Implementing MTA in practice

The practical steps depend on your scale and stack.

Start with what's available. GA4's data-driven attribution model is free and reasonably sophisticated for an in-platform tool. Google Ads has its own DDA model. These are imperfect but accessible and require no additional setup beyond enabling them.

Be sceptical of in-platform attribution. Google's attribution model is trained on Google's data and gives credit to Google channels. Meta's model gives credit to Meta channels. Platform attribution is structurally self-serving, not because platforms are deliberately dishonest, but because each platform has limited visibility into what happens outside its own ecosystem.

Consider a third-party MTA tool if you have the volume. Tools like Northbeam, Triple Whale, and Rockerbox sit outside any single platform and can stitch together cross-channel paths. They work better when you have sufficient conversion volume and a relatively complete tracking setup. Most require a minimum of a few hundred conversions per month to produce stable results.
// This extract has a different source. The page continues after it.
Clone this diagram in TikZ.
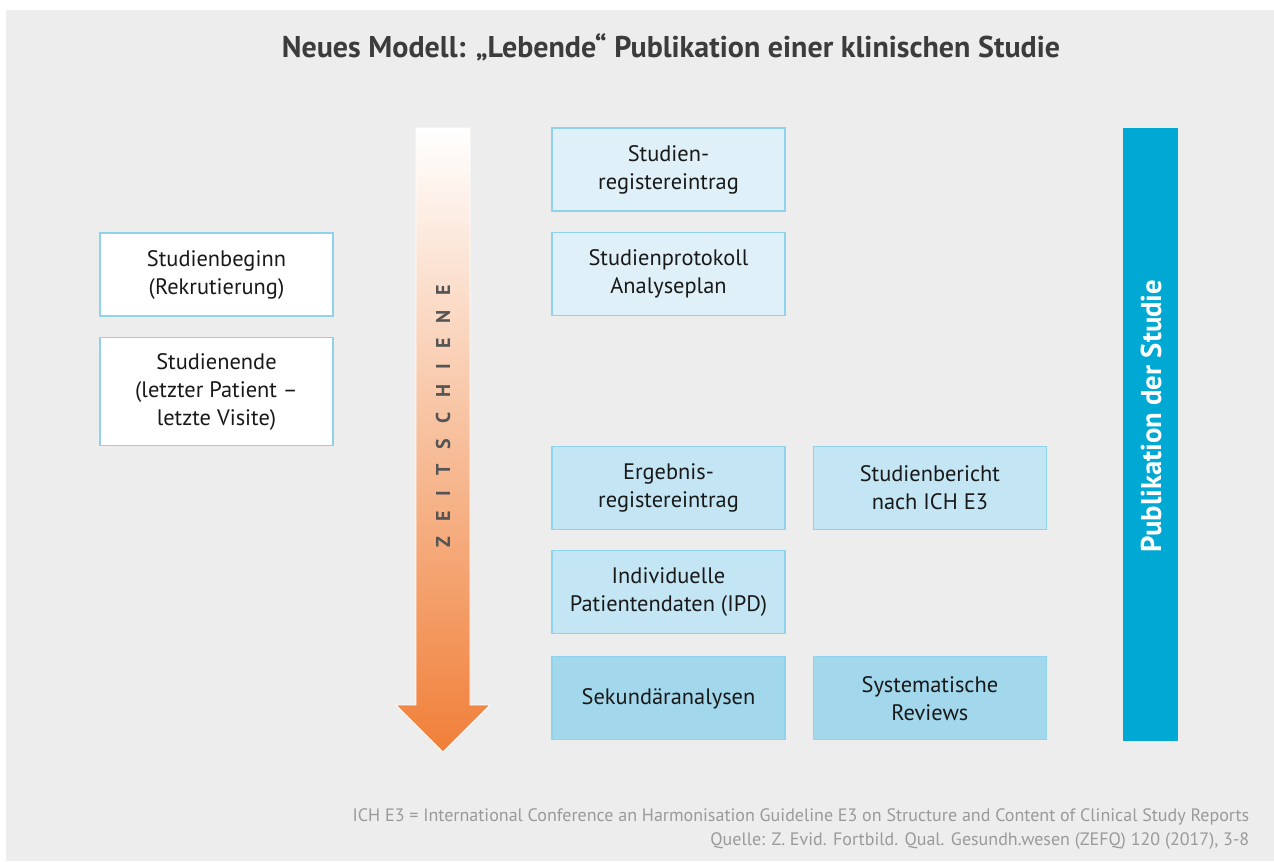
\documentclass[tikz,border=0pt]{standalone}
\usepackage{fontspec}
\setmainfont{PT Sans}
\usetikzlibrary{positioning,shadings}

\definecolor{bggray}{HTML}{EDEDED}
\definecolor{lightbox}{HTML}{DFF0F8}
\definecolor{midbox}{HTML}{C4E5F4}
\definecolor{darkbox}{HTML}{A2D7EC}
\definecolor{boxline}{HTML}{8ED2EC}
\definecolor{pubblue}{HTML}{00A9D3}
\definecolor{arroworange}{HTML}{F07F38}
\definecolor{titlegray}{HTML}{3C3C3C}
\definecolor{zeitgray}{HTML}{555555}
\definecolor{notegray}{HTML}{9A9A9A}

\begin{document}
\begin{tikzpicture}[x=0.75pt,y=-0.75pt,node distance=15.5pt,
  box/.style={draw=boxline,line width=0.8pt,minimum width=174.75pt,minimum height=62.25pt,
    inner sep=0pt,align=center,text=black!90,font=\fontsize{16.8}{21}\selectfont}]
  \useasboundingbox (0,0) rectangle (1274,861);
  \fill[white] (0,0) rectangle (1274,861);
  \fill[bggray] (6,10) rectangle (1274,861);

  \node[font=\bfseries\fontsize{22.5}{26}\selectfont,text=titlegray] (title) at (671,47)
    {Neues Modell: „Lebende“ Publikation einer klinischen Studie};

  \shade[top color=white,bottom color=arroworange,draw=white,line width=0.6pt]
    (416,128) -- (470,128) -- (470,705) -- (490,705) -- (443,752) -- (396,705) -- (416,705) -- cycle;
  \node[rotate=90,text=zeitgray,font=\bfseries\fontsize{15}{17}\selectfont\addfontfeatures{LetterSpace=75}]
    (zeit) at (443,416) {ZEITSCHIENE};

  \node[box,fill=white]                           (beg)  at (216.5,274.5) {Studienbeginn\\(Rekrutierung)};
  \node[box,fill=white,minimum height=81pt]       (end)  [below=of beg] {Studienende\\(letzter Patient –\\letzte Visite)};
  \node[box,fill=lightbox] (reg)  at (668.5,169.5) {Studien-\\registereintrag};
  \node[box,fill=lightbox] (prot) [below=of reg]    {Studienprotokoll\\Analyseplan};
  \node[box,fill=midbox]   (erg)  [below=97pt of prot] {Ergebnis-\\registereintrag};
  \node[box,fill=midbox]   (ipd)  [below=of erg]    {Individuelle\\Patientendaten (IPD)};
  \node[box,fill=darkbox]  (sek)  [below=16.5pt of ipd] {Sekundäranalysen};
  \node[box,fill=midbox]   (ber)  [right=20.5pt of erg] {Studienbericht\\nach ICH E3};
  \node[box,fill=darkbox]  (rev)  [right=20.5pt of sek] {Systematische\\Reviews};

  \node[fill=pubblue,minimum width=41.25pt,minimum height=459.75pt,inner sep=0pt] (pub) at (1150.5,434.5) {};
  \node[rotate=90,text=white,font=\bfseries\fontsize{21.5}{24}\selectfont] (publabel) at (1151,416) {Publikation der Studie};

  \node[anchor=east,align=right,text=notegray,font=\fontsize{13.5}{18}\selectfont] (note) at (1254,829)
    {ICH E3 = International Conference an Harmonisation Guideline E3 on Structure and Content of Clinical Study Reports\\
     Quelle: Z. Evid. Fortbild. Qual. Gesundh.wesen (ZEFQ) 120 (2017), 3-8};
\end{tikzpicture}
\end{document}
Use MTA alongside MMM, not instead of it. MTA tells you about individual-level path composition. MMM tells you about aggregate-level channel contribution, including channels MTA cannot see. The complete guide to attribution modeling covers how to combine these approaches.

Invest in first-party data infrastructure. As third-party tracking degrades, MTA accuracy depends increasingly on your ability to identify users across sessions using first-party identifiers: email addresses collected at sign-up, login events, CRM data. Hashed email matching (enhanced conversions in Google, the Conversions API in Meta) helps platforms stitch together cross-device paths using first-party signals.

Unified marketing measurement combines MTA with MMM in a single framework. It's worth understanding if you're investing seriously in measurement infrastructure.